Definitely, of course, sometimes there can be mutual interests. Like, for example, today Saudi Arabia sees Iranian nuclear bomb as a big threat to itself, so it's natural partner of the West.
But the fact that Stalin was a natural partner for Churchill and Roosevelt to fight Hitler didn't mean that immediately after this he could be a partner for building democracy. That's something that has to be understood.
RFE/RL: Some say there has been a resurgence of Jewish life in Ukraine.... They say there is a distinctive Russian character to it.... Can you assess what you know of the resurgence of Jewish life in Ukraine, since you are from Ukraine originally?
Sharansky: Well, it's good to see that with all the ups and downs of democratic problems in the former Soviet Union, including Russia, there is a clear resurgence of Jewish life -- and the Jewish communities for the first time after many years can develop and build themselves. And that's especially true about Ukraine, where the general democratic situation is becoming better and where Jews have [the] freedom to build their communities.
It's true that the anti-Semitism [has] proved that it's rather strong. That new [forms of] anti-Semitism which [became] typical for Western Europe -- where the demonization of Israel is replacing very often the demonization of Jews -- is [starting] to come also to Ukraine.
But overall, the tendency is that Jews, [the] Jewish community, is becoming really free and Jewish schools are prospering and, in fact, Jewish businessmen are supporting and building the life of Jewish communities -- something that was not existing for 100 years.
RFE/RL: Why do you think the Russian language is dominant in this resurgence, and not the Ukrainian language?
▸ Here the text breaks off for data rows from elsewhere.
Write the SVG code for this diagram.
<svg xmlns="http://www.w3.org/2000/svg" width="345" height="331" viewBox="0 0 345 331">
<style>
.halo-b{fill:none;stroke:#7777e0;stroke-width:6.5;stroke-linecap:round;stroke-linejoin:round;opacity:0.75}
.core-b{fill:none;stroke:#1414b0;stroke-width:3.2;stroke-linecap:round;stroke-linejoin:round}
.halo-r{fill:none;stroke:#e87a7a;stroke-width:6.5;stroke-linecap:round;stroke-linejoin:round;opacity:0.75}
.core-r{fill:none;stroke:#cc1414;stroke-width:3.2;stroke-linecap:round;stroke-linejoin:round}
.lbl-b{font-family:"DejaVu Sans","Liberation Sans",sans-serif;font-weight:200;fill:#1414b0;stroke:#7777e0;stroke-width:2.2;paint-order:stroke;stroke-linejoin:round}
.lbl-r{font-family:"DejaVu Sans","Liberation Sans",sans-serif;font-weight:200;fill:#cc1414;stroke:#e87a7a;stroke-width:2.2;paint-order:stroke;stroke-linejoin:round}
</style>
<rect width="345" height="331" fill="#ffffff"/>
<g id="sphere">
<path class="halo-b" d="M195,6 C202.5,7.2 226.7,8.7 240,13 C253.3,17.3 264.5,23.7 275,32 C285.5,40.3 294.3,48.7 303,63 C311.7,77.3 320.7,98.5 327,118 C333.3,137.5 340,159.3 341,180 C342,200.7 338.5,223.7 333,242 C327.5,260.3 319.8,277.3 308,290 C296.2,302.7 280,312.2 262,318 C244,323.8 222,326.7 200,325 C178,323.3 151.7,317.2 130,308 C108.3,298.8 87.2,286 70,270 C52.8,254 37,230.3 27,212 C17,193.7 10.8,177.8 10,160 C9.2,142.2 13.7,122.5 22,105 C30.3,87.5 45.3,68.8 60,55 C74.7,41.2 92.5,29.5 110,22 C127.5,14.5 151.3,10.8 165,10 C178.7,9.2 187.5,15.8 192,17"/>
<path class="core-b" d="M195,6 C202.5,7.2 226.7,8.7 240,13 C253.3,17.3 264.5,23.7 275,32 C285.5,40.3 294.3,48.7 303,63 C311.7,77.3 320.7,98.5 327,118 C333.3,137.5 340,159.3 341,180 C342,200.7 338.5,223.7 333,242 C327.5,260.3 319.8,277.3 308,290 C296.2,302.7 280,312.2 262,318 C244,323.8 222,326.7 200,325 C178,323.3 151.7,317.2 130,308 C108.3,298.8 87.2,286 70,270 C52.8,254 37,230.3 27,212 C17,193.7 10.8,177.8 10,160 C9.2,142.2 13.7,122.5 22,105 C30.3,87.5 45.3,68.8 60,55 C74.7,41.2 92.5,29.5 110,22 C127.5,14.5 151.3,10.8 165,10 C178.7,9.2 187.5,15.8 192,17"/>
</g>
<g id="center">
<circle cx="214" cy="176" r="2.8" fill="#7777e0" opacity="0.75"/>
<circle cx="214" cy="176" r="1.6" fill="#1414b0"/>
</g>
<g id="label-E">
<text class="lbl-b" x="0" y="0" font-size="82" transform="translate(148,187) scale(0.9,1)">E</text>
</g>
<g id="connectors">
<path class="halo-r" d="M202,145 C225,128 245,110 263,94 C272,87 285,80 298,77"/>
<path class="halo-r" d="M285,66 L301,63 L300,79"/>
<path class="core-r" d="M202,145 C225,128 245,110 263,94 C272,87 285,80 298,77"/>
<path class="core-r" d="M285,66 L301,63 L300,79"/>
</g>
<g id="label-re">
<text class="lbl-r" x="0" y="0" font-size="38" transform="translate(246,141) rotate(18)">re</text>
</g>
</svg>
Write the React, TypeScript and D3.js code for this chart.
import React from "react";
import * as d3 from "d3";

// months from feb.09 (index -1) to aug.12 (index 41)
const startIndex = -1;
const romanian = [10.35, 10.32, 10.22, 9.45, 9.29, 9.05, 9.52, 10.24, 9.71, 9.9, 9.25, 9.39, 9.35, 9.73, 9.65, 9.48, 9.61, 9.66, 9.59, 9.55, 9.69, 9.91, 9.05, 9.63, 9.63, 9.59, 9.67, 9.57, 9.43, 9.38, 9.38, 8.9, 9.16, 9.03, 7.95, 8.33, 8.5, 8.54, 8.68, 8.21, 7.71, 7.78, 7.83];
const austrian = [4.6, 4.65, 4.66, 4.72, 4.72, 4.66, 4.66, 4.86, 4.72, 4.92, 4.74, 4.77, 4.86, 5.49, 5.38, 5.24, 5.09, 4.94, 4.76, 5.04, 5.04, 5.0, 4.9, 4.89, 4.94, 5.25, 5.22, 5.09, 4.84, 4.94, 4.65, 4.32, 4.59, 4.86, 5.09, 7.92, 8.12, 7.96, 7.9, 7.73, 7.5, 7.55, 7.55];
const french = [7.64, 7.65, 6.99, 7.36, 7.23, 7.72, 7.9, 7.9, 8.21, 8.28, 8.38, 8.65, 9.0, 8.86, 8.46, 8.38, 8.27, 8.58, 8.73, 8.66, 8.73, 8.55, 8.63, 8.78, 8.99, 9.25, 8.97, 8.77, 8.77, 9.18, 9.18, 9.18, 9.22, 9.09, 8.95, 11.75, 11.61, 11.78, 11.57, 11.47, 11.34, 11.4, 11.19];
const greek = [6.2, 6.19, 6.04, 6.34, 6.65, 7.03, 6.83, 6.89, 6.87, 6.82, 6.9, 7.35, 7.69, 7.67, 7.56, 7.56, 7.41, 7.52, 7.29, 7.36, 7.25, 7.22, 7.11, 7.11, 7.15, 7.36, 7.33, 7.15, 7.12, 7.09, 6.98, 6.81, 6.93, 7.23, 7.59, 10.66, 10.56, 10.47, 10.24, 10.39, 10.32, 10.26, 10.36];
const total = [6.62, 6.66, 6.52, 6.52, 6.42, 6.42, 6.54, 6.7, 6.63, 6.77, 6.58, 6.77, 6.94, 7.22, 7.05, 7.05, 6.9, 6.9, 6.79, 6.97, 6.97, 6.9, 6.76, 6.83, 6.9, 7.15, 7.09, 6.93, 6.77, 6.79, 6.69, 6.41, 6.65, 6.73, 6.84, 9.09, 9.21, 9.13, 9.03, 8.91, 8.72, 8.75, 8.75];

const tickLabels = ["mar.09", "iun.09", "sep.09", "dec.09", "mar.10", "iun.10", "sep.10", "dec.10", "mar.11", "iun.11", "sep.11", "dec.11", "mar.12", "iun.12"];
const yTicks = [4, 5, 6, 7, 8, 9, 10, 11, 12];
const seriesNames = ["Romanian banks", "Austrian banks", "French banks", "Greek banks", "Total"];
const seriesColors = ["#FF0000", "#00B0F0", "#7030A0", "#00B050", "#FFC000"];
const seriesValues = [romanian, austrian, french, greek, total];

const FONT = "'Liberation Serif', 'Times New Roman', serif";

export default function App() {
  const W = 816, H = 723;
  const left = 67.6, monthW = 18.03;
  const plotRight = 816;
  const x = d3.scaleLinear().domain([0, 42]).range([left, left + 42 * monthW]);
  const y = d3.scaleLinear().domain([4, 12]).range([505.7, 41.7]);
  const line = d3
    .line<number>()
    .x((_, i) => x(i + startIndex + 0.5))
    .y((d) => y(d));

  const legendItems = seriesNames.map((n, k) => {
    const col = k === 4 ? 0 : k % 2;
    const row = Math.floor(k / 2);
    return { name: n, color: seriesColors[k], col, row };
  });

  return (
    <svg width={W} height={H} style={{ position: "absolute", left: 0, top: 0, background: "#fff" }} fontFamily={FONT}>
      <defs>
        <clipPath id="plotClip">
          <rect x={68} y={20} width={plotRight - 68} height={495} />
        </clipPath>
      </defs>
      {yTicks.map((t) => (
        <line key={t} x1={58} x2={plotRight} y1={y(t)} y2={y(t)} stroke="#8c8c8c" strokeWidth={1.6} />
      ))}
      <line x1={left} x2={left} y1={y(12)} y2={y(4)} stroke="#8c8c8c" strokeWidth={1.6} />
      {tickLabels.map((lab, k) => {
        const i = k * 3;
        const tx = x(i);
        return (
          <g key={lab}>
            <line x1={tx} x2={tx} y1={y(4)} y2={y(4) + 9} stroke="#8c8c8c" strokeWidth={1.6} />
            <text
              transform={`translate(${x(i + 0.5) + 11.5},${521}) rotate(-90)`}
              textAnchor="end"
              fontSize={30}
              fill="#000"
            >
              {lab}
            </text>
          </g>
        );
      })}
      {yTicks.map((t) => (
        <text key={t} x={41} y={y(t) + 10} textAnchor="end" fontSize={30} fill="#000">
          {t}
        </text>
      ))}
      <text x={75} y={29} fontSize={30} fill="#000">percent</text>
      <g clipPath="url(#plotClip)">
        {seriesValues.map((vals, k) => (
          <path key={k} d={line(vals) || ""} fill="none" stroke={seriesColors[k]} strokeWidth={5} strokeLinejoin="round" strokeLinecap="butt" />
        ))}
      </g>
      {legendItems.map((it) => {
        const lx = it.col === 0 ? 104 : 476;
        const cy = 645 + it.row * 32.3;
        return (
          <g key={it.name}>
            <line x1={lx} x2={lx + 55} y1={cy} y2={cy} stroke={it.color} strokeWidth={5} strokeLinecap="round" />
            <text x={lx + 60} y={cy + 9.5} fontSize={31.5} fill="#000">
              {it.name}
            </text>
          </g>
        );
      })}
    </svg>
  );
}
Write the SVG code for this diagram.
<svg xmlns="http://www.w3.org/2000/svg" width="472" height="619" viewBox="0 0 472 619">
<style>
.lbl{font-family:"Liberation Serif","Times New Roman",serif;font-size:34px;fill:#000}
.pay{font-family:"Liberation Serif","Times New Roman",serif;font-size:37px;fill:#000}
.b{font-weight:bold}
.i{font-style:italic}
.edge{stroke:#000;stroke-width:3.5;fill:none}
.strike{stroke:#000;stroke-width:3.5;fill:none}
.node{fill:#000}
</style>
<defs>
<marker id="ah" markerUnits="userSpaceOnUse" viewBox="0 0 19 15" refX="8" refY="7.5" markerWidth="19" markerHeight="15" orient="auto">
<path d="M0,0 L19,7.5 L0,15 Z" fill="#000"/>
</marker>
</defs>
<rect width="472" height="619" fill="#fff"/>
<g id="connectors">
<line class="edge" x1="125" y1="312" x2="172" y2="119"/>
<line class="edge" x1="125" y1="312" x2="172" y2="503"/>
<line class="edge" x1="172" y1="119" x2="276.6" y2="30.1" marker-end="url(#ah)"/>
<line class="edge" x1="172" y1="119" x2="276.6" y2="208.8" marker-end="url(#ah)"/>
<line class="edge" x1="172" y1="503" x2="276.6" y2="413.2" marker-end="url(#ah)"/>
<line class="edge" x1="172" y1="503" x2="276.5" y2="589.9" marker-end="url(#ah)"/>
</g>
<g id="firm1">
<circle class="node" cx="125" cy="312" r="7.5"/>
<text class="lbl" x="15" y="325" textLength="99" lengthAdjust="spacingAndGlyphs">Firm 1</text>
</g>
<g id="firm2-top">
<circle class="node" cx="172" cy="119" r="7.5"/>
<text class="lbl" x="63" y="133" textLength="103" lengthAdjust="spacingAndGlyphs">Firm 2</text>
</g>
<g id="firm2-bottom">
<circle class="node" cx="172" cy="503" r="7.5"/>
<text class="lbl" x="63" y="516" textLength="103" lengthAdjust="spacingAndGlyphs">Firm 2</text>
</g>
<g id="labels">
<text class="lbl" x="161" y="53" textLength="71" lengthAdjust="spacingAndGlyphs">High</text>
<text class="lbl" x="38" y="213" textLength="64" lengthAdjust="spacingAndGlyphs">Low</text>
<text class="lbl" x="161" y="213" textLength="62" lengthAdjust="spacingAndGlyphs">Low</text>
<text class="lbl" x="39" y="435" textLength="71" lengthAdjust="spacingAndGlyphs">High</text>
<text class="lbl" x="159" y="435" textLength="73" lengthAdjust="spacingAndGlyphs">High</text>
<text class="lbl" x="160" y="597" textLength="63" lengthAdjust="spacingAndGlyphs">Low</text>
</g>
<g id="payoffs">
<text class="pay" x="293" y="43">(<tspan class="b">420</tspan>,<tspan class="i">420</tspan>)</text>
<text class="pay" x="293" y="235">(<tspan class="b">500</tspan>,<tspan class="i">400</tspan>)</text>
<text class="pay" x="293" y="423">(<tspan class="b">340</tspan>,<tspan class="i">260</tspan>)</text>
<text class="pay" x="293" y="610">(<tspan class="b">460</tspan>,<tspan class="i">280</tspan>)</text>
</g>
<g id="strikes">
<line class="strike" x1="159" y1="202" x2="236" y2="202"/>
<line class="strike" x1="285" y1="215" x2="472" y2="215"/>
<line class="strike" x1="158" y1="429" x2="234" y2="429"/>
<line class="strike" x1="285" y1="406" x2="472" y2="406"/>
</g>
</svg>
Sharansky: Well look, the policy of assimilation was very strong in the times of the Soviet Union. [When I was a child growing up] in Ukraine, Donbass, it was practically fully Russified, so of course the most discriminated were Jews. But even we could not ignore the fact that Ukrainian culture was undermined.
So for most of the people it was clear that the main language which could give them equal opportunities for life was Russian. And definitely for Jews, who were moving from [one place to another], Russian was the only language of protecting themselves. So that's why.
I have to say at the same time I see now a number of Jews -- mainly from Western Ukraine -- who even in Jewish schools are speaking Ukrainian.